Maybe he is talking about practical significance?

https://support.minitab.com/en-us/minitab-express/1/help-and-how-to/basic-statistics/inference/supporting-topics/basics/statistical-and-practical-significance/

Pratical significance depends on your domain, so maybe that’s why he is calling it “domain significance”?

For ML, I’d say a 0.1% difference is practically significant for us, while 0.01% maybe not.

The link above suggests using confidence intervals instead of hypothesis testing. Then everyone can make their own decision on whether the difference is practically significant for their own purpose.

1 Like

I have some additional feedback on your table.

I was a bit surprised that you would get such good p-values after only 3 runs. But I attributed that at first to the possibility that your dataset has less variance than high variance datasets I’ve been working with (Imagenette/woof).

But now that I think about it, I wonder if Mish got lucky; not in terms of Mean accuracy, but in terms of variance. Low variance implies ability to get good p values. But with 3 runs, maybe you got more consistent than normal? Worth running a couple more for Mish to check.

1 Like

Yes, I agree on that but there’s no actual way to prove it even. Just seeing scores exceeding a threshold doesn’t indicate to be increasing learning capacity.

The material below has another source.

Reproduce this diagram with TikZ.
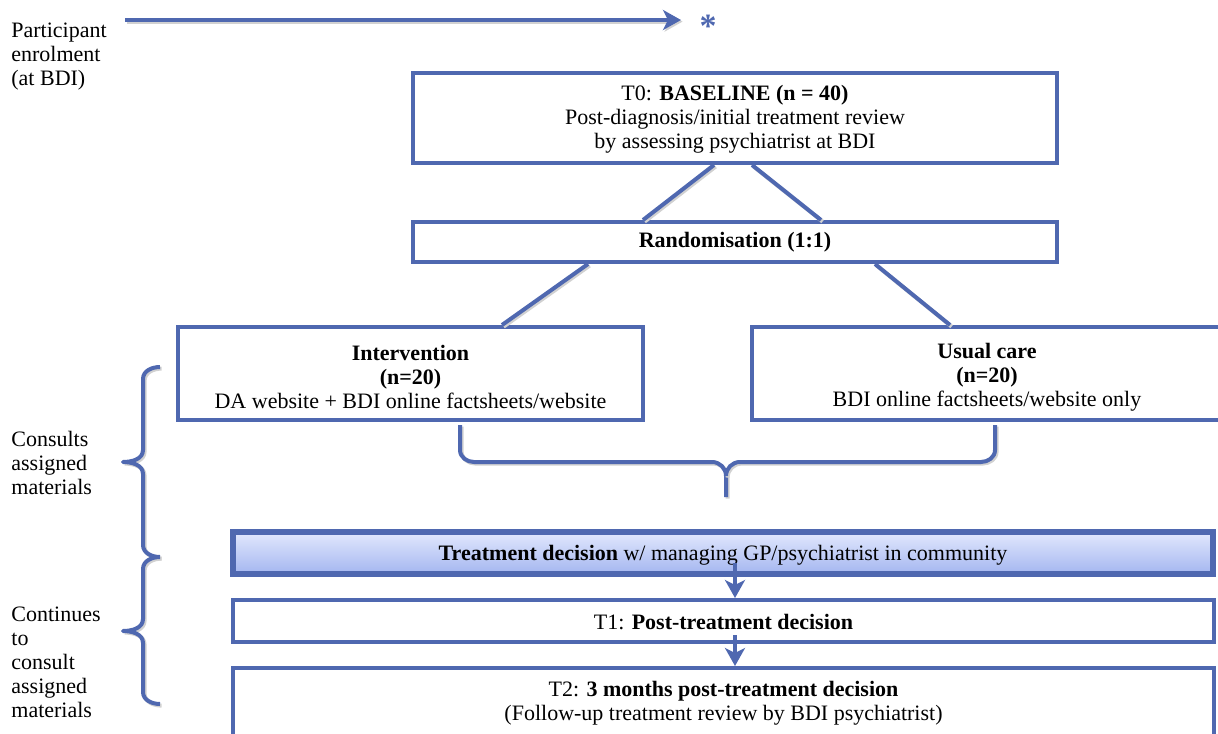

Yes, he’s talking about practical significance. So few questions would be:

  1. What’s the practical significance for us? And how to confirm that?
  2. Should I obtain the 95% CI also for the results?

This is a very good blogpost - https://statisticsbyjim.com/hypothesis-testing/practical-statistical-significance/

I believe I should increase my sample size. Will 10 work? That’s I guess the max I can do based on the resources I have.